→ **Given problem**: Transcribe all of the material exactly. Any picture in it should be left out.

→ **Data**:
---
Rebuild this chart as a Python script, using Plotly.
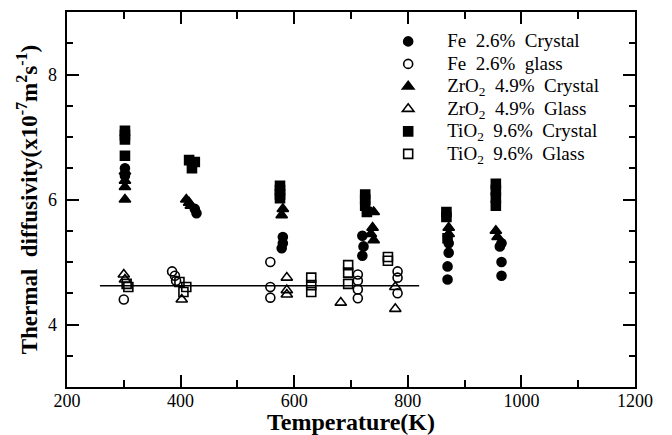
import plotly.graph_objects as go

# ---------------- data ----------------
fe_cr_T = [302, 302, 425, 428, 580, 580, 578, 720, 722, 720, 872, 872, 870, 870, 965, 962, 965, 965]
fe_cr_v = [6.5, 6.38, 5.85, 5.78, 5.4, 5.3, 5.22, 5.42, 5.25, 5.1, 5.3, 5.15, 4.93, 4.72, 5.3, 5.25, 5.0, 4.78]

fe_gl_T = [300, 385, 390, 392, 558, 558, 558, 712, 712, 712, 712, 782, 782, 782]
fe_gl_v = [4.4, 4.85, 4.78, 4.7, 5.0, 4.6, 4.43, 4.8, 4.7, 4.56, 4.42, 4.85, 4.75, 4.5]

zr_cr_T = [302, 302, 302, 302, 410, 415, 418, 580, 578, 740, 738, 735, 740, 872, 872, 955, 958]
zr_cr_v = [6.45, 6.3, 6.2, 6.0, 6.0, 5.95, 5.9, 5.85, 5.75, 5.8, 5.55, 5.45, 5.35, 5.55, 5.45, 5.5, 5.4]

zr_gl_T = [300, 302, 402, 587, 587, 587, 682, 778, 778]
zr_gl_v = [4.8, 4.72, 4.4, 4.75, 4.55, 4.48, 4.35, 4.6, 4.25]

ti_cr_T = [302, 302, 302, 302, 415, 425, 420, 575, 575, 575, 575, 725, 725, 725, 728, 868, 868, 870, 955, 955, 955, 955]
ti_cr_v = [7.1, 7.03, 6.96, 6.7, 6.63, 6.6, 6.5, 6.22, 6.15, 6.08, 6.02, 6.08, 6.0, 5.9, 5.8, 5.8, 5.72, 5.38, 6.25, 6.15, 6.03, 5.9]

ti_gl_T = [305, 308, 398, 410, 405, 630, 630, 630, 695, 695, 695, 765, 765]
ti_gl_v = [4.65, 4.6, 4.68, 4.6, 4.52, 4.75, 4.63, 4.52, 4.95, 4.83, 4.65, 5.08, 5.02]

ref_T = [258, 820]
ref_v = [4.62, 4.62]

NB = "\u00a0"
names = [
    f"Fe{NB}{NB}2.6%{NB}{NB}Crystal",
    f"Fe{NB}{NB}2.6%{NB}{NB}glass",
    f"ZrO<sub>2</sub>{NB}{NB}4.9%{NB}{NB}Crystal",
    f"ZrO<sub>2</sub>{NB}{NB}4.9%{NB}{NB}Glass",
    f"TiO<sub>2</sub>{NB}{NB}9.6%{NB}{NB}Crystal",
    f"TiO<sub>2</sub>{NB}{NB}9.6%{NB}{NB}Glass",
]

FONT = "Liberation Serif"
BLACK = "#000000"

fig = go.Figure()

fig.add_trace(go.Scatter(x=ref_T, y=ref_v, mode="lines",
                         line=dict(color=BLACK, width=1.5), showlegend=False,
                         hoverinfo="skip"))

series = [
    (fe_cr_T, fe_cr_v, "circle", 9),
    (fe_gl_T, fe_gl_v, "circle-open", 9),
    (zr_cr_T, zr_cr_v, "triangle-up", 10),
    (zr_gl_T, zr_gl_v, "triangle-up-open", 10),
    (ti_cr_T, ti_cr_v, "square", 9),
    (ti_gl_T, ti_gl_v, "square-open", 9),
]
for (xs, ys, sym, sz), nm in zip(series, names):
    fig.add_trace(go.Scatter(
        x=xs, y=ys, mode="markers",
        name=f'<span style="font-size:19px">{nm}</span>',
        marker=dict(symbol=sym, size=sz, color=BLACK,
                    line=dict(color=BLACK, width=1.6)),
    ))

axis_common = dict(
    showline=True, linecolor=BLACK, linewidth=2, mirror="ticks",
    ticks="inside", tickcolor=BLACK, tickwidth=2, ticklen=12,
    showgrid=False, zeroline=False,
    tickfont=dict(family=FONT, size=18, color=BLACK),
)

fig.update_xaxes(
    range=[200, 1200], tick0=200, dtick=200,
    minor=dict(dtick=100, ticks="inside", ticklen=7, tickwidth=2, tickcolor=BLACK),
    ticklabelstandoff=-4,
    title=dict(text="Temperature(K)", standoff=7,
               font=dict(family=FONT, size=24, color=BLACK, weight="bold")),
    automargin=False,
    **axis_common,
)
fig.update_yaxes(
    range=[3, 9], tick0=0, dtick=2,
    minor=dict(dtick=0.5, ticks="inside", ticklen=6, tickwidth=2, tickcolor=BLACK),
    ticksuffix=NB,
    title=dict(text=f"Thermal{NB}{NB}diffusivity(x10<sup>-7</sup>m<sup>2</sup>s<sup>-1</sup>)",
               standoff=4,
               font=dict(family=FONT, size=23, color=BLACK, weight="bold")),
    automargin=False,
    **axis_common,
)

# the page body has an 8px margin, so the figure is sized to fit the 672x435 window
fig.update_layout(
    width=664, height=427,
    margin=dict(l=59, r=37, t=4, b=48),
    paper_bgcolor="white", plot_bgcolor="white",
    showlegend=True,
    legend=dict(x=0.532, y=0.965, xanchor="left", yanchor="top",
                bgcolor="rgba(0,0,0,0)", borderwidth=0,
                font=dict(family=FONT, size=15, color=BLACK),
                itemwidth=68, tracegroupgap=0),
)

fig.write_html("out.html")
---
→ **Expected answer**:
Rebuild this chart as a Python script, using Plotly.
import plotly.graph_objects as go

# ---------------- data ----------------
fe_cr_T = [302, 302, 425, 428, 580, 580, 578, 720, 722, 720, 872, 872, 870, 870, 965, 962, 965, 965]
fe_cr_v = [6.5, 6.38, 5.85, 5.78, 5.4, 5.3, 5.22, 5.42, 5.25, 5.1, 5.3, 5.15, 4.93, 4.72, 5.3, 5.25, 5.0, 4.78]

fe_gl_T = [300, 385, 390, 392, 558, 558, 558, 712, 712, 712, 712, 782, 782, 782]
fe_gl_v = [4.4, 4.85, 4.78, 4.7, 5.0, 4.6, 4.43, 4.8, 4.7, 4.56, 4.42, 4.85, 4.75, 4.5]

zr_cr_T = [302, 302, 302, 302, 410, 415, 418, 580, 578, 740, 738, 735, 740, 872, 872, 955, 958]
zr_cr_v = [6.45, 6.3, 6.2, 6.0, 6.0, 5.95, 5.9, 5.85, 5.75, 5.8, 5.55, 5.45, 5.35, 5.55, 5.45, 5.5, 5.4]

zr_gl_T = [300, 302, 402, 587, 587, 587, 682, 778, 778]
zr_gl_v = [4.8, 4.72, 4.4, 4.75, 4.55, 4.48, 4.35, 4.6, 4.25]

ti_cr_T = [302, 302, 302, 302, 415, 425, 420, 575, 575, 575, 575, 725, 725, 725, 728, 868, 868, 870, 955, 955, 955, 955]
ti_cr_v = [7.1, 7.03, 6.96, 6.7, 6.63, 6.6, 6.5, 6.22, 6.15, 6.08, 6.02, 6.08, 6.0, 5.9, 5.8, 5.8, 5.72, 5.38, 6.25, 6.15, 6.03, 5.9]

ti_gl_T = [305, 308, 398, 410, 405, 630, 630, 630, 695, 695, 695, 765, 765]
ti_gl_v = [4.65, 4.6, 4.68, 4.6, 4.52, 4.75, 4.63, 4.52, 4.95, 4.83, 4.65, 5.08, 5.02]

ref_T = [258, 820]
ref_v = [4.62, 4.62]

NB = "\u00a0"
names = [
    f"Fe{NB}{NB}2.6%{NB}{NB}Crystal",
    f"Fe{NB}{NB}2.6%{NB}{NB}glass",
    f"ZrO<sub>2</sub>{NB}{NB}4.9%{NB}{NB}Crystal",
    f"ZrO<sub>2</sub>{NB}{NB}4.9%{NB}{NB}Glass",
    f"TiO<sub>2</sub>{NB}{NB}9.6%{NB}{NB}Crystal",
    f"TiO<sub>2</sub>{NB}{NB}9.6%{NB}{NB}Glass",
]

FONT = "Liberation Serif"
BLACK = "#000000"

fig = go.Figure()

fig.add_trace(go.Scatter(x=ref_T, y=ref_v, mode="lines",
                         line=dict(color=BLACK, width=1.5), showlegend=False,
                         hoverinfo="skip"))

series = [
    (fe_cr_T, fe_cr_v, "circle", 9),
    (fe_gl_T, fe_gl_v, "circle-open", 9),
    (zr_cr_T, zr_cr_v, "triangle-up", 10),
    (zr_gl_T, zr_gl_v, "triangle-up-open", 10),
    (ti_cr_T, ti_cr_v, "square", 9),
    (ti_gl_T, ti_gl_v, "square-open", 9),
]
for (xs, ys, sym, sz), nm in zip(series, names):
    fig.add_trace(go.Scatter(
        x=xs, y=ys, mode="markers",
        name=f'<span style="font-size:19px">{nm}</span>',
        marker=dict(symbol=sym, size=sz, color=BLACK,
                    line=dict(color=BLACK, width=1.6)),
    ))

axis_common = dict(
    showline=True, linecolor=BLACK, linewidth=2, mirror="ticks",
    ticks="inside", tickcolor=BLACK, tickwidth=2, ticklen=12,
    showgrid=False, zeroline=False,
    tickfont=dict(family=FONT, size=18, color=BLACK),
)

fig.update_xaxes(
    range=[200, 1200], tick0=200, dtick=200,
    minor=dict(dtick=100, ticks="inside", ticklen=7, tickwidth=2, tickcolor=BLACK),
    ticklabelstandoff=-4,
    title=dict(text="Temperature(K)", standoff=7,
               font=dict(family=FONT, size=24, color=BLACK, weight="bold")),
    automargin=False,
    **axis_common,
)
fig.update_yaxes(
    range=[3, 9], tick0=0, dtick=2,
    minor=dict(dtick=0.5, ticks="inside", ticklen=6, tickwidth=2, tickcolor=BLACK),
    ticksuffix=NB,
    title=dict(text=f"Thermal{NB}{NB}diffusivity(x10<sup>-7</sup>m<sup>2</sup>s<sup>-1</sup>)",
               standoff=4,
               font=dict(family=FONT, size=23, color=BLACK, weight="bold")),
    automargin=False,
    **axis_common,
)

# the page body has an 8px margin, so the figure is sized to fit the 672x435 window
fig.update_layout(
    width=664, height=427,
    margin=dict(l=59, r=37, t=4, b=48),
    paper_bgcolor="white", plot_bgcolor="white",
    showlegend=True,
    legend=dict(x=0.532, y=0.965, xanchor="left", yanchor="top",
                bgcolor="rgba(0,0,0,0)", borderwidth=0,
                font=dict(family=FONT, size=15, color=BLACK),
                itemwidth=68, tracegroupgap=0),
)

fig.write_html("out.html")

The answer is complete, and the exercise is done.